Copeland kicks off city council campaign in Hartsville

December 20, 2018 GMT

HARTSVILLE, S.C. - Casey Copeland kicked off his campaign for the District 6 seat on the Hartsville City Council on Tuesday and said curbing crime in Hartsville and making the city safer will be top priorities for him if elected.

As of late Tuesday, Copeland, the director of Florence-Darlington Technical College’s Hartsville site, and Bobby McGee of McGee Financial Group in Hartsville and Florence, were the only two candidates to have filed to run for the seat in a special election on Feb. 19.

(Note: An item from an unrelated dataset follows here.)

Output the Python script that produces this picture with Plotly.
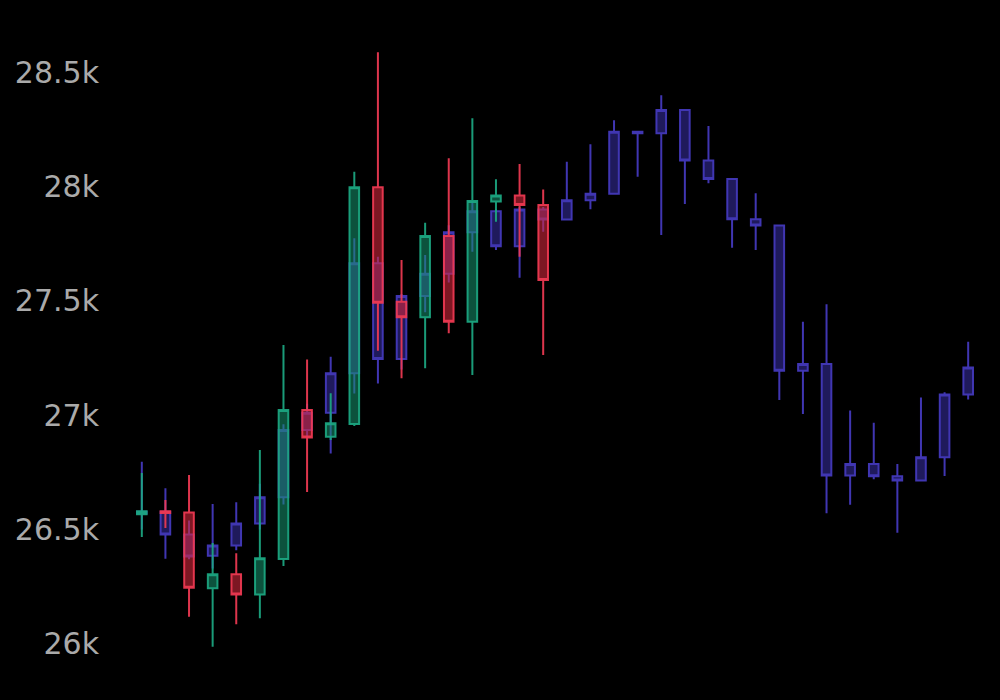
import plotly.graph_objects as go

# x positions (trading sessions)
idx_a = list(range(36))
idx_b = list(range(18))

# Series A (blue/purple, long)
a_open = [26570, 26578, 26478, 26386, 26430, 26527, 26641, 26935, 27011, 27183,
          27664, 27246, 27521, 27618, 27800, 27892, 27739, 27899, 27856, 27940,
          27968, 28239, 28232, 28334, 28113, 28033, 27857, 27829, 27194, 27224,
          26736, 26787, 26733, 26714, 26816, 27090]
a_high = [26797, 26681, 26540, 26612, 26619, 26700, 26960, 27050, 27256, 27773,
          27693, 27530, 27700, 27830, 27936, 27900, 27910, 27910, 28108, 28184,
          28289, 28242, 28399, 28334, 28264, 28035, 27970, 27831, 27409, 27485,
          27020, 26967, 26787, 27077, 27100, 27321]
a_low = [26500, 26373, 26370, 26330, 26410, 26500, 26610, 26900, 26833, 27095,
         27139, 27200, 27450, 27580, 27715, 27722, 27601, 27802, 27856, 27900,
         27967, 28042, 27788, 27923, 28014, 27732, 27722, 27066, 27005, 26571,
         26608, 26720, 26486, 26714, 26734, 27069]
a_close = [26578, 26478, 26382, 26430, 26527, 26641, 26935, 27011, 27183, 27664,
           27246, 27521, 27618, 27800, 27892, 27739, 27899, 27856, 27940, 27968,
           28239, 28232, 28334, 28113, 28033, 27857, 27829, 27194, 27224, 26736,
           26787, 26733, 26714, 26816, 27090, 27209]

# Series B (green/red, short)
b_open = [26567, 26580, 26575, 26243, 26305, 26216, 26371, 27023, 26906, 26961,
          27996, 27496, 27428, 27783, 27409, 27934, 27960, 27919]
b_high = [26747, 26629, 26739, 26441, 26396, 26848, 27307, 27244, 27096, 28064,
          28587, 27678, 27841, 28123, 28298, 28031, 28098, 27987]
b_low = [26468, 26507, 26119, 25988, 26086, 26112, 26341, 26664, 26892, 26953,
         27282, 27161, 27205, 27358, 27176, 27846, 27693, 27263]
b_close = [26580, 26572, 26246, 26305, 26216, 26375, 27023, 26903, 26965, 27996,
           27492, 27428, 27783, 27409, 27936, 27960, 27919, 27591]

y_ticks = [26000, 26500, 27000, 27500, 28000, 28500]
y_tick_text = ["26k", "26.5k", "27k", "27.5k", "28k", "28.5k"]

blue_line = "rgb(64,54,178)"
blue_fill = "rgb(31,26,92)"

fig = go.Figure()
fig.add_trace(go.Candlestick(
    x=idx_a, open=a_open, high=a_high, low=a_low, close=a_close,
    increasing=dict(line=dict(color=blue_line, width=2), fillcolor=blue_fill),
    decreasing=dict(line=dict(color=blue_line, width=2), fillcolor=blue_fill),
    showlegend=False,
))
fig.add_trace(go.Candlestick(
    x=idx_b, open=b_open, high=b_high, low=b_low, close=b_close,
    increasing=dict(line=dict(color="rgba(28,168,130,0.92)", width=2),
                    fillcolor="rgba(22,150,112,0.55)"),
    decreasing=dict(line=dict(color="rgba(240,58,82,0.92)", width=2),
                    fillcolor="rgba(215,40,60,0.58)"),
    showlegend=False,
))

fig.update_layout(
    width=1000, height=700,
    paper_bgcolor="black", plot_bgcolor="black",
    margin=dict(l=130, r=20, t=0, b=0),
    showlegend=False,
    boxgap=0.42,
    font=dict(family="DejaVu Sans", color="#aaaaaa", size=30),
    xaxis=dict(visible=False, range=[-0.5, 35.5], rangeslider=dict(visible=False)),
    yaxis=dict(range=[25755, 28815], tickvals=y_ticks, ticktext=y_tick_text,
               showgrid=False, zeroline=False, showline=False,
               ticklabelstandoff=30,
               tickfont=dict(family="DejaVu Sans", size=30, color="#aaaaaa")),
)

fig.write_html(
    "out.html",
    config={"displayModeBar": False},
    post_script="document.body.style.margin='0';document.body.style.background='black';",
)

Former Councilman Billy Shirley resigned from the seat in November after 16 years on the council. Shirley and his wife, Johnna, are moving to Anderson to be closer to their sons and grandchildren and where Johnna Shirley has secured a job with Anderson University.


Whoever wins the special election will serve the remainder of Shirley’s term, which expires next November. The seat will be up for election for a full four-year term in the November 2019 general municipal election.

This is Copeland’s second bid for the seat. He ran for it in 2015 but lost by a single vote to Shirley 53 – 52.

The filing period for the special election closes at noon on Friday.

Before making his remarks, Copeland received an endorsement from former Hartsville Mayor Bill Gaskins, also a former council member. “I believe Casey is the best candidate for all of the citizens of Hartsville,” Gaskins said.

“I’m not a politician. I don’t care for politics as usual,” Copeland said. He said he will not accept campaign contributions.

Copeland read from something he wrote in 2015 when his home was broken into: “I am angry and I am hurt not because our laptop is gone but because the pictures of my daughter from when she was born in the hospital and I first held her, when I changed her first diaper clumsily, when I first touched her little toe were on that computer,” he wrote. And while those images are etched in his memory, his daughter will never be able to see them or share them with anyone, he wrote.

He praised the work of Hartsville police on the case, but said what happened could not be undone.

Copeland said crime affects everyone in the community.

Improving traffic safety will also be a focus, he said. “Distracted driving is at epidemic levels now making it very dangerous to enjoy a simple walk in the neighborhood,” Copeland said. “Our kids cannot ride bikes in the streets like we once could.” He said he knows people who have lost their lives to distracted driving.


Copeland called for stepped-up enforcement of existing laws, something he said can be done without adding to residents’ tax burden.

He suggested more street cameras and said the city should work with business and industry on finding creative funding methods because they have a stake in a safer community as well. The city has security cameras in some areas of downtown now.

“We must make Hartsville safe or it doesn’t matter how many restaurants we have or how many waterparks we have,” he said. “Without safety we won’t be able to maintain what we have. We will not have economic development. We won’t have jobs. We won’t have housing.”

He said city officials need to listen more to residents and suggested a listening tour for officials across the city.

“We must change our perspective from one of bickering over resources to one collective approach that looks through the eyes of our kids,” Copeland said. He called for ending the “tug-of-war” among council districts.

Copeland also said the city needs to keep residents better informed about how their tax dollars are spent through better communication and transparency.

McGee announced his candidacy last week and said he wants to “give back to the city and the community that have supported me and my family for 30 years.”

City council elections in Hartsville are nonpartisan.

Candidates for the special election must file with the city clerk’s office at Hartsville City Hall, 100 E. Carolina Ave., and pay a $38.25 filing fee.

Persons wishing to vote in the special election must be registered to vote by Jan. 20. To register, contact the Darlington County Board of Elections and Registration at 131 Cashua St., Darlington or call 843-398-4900.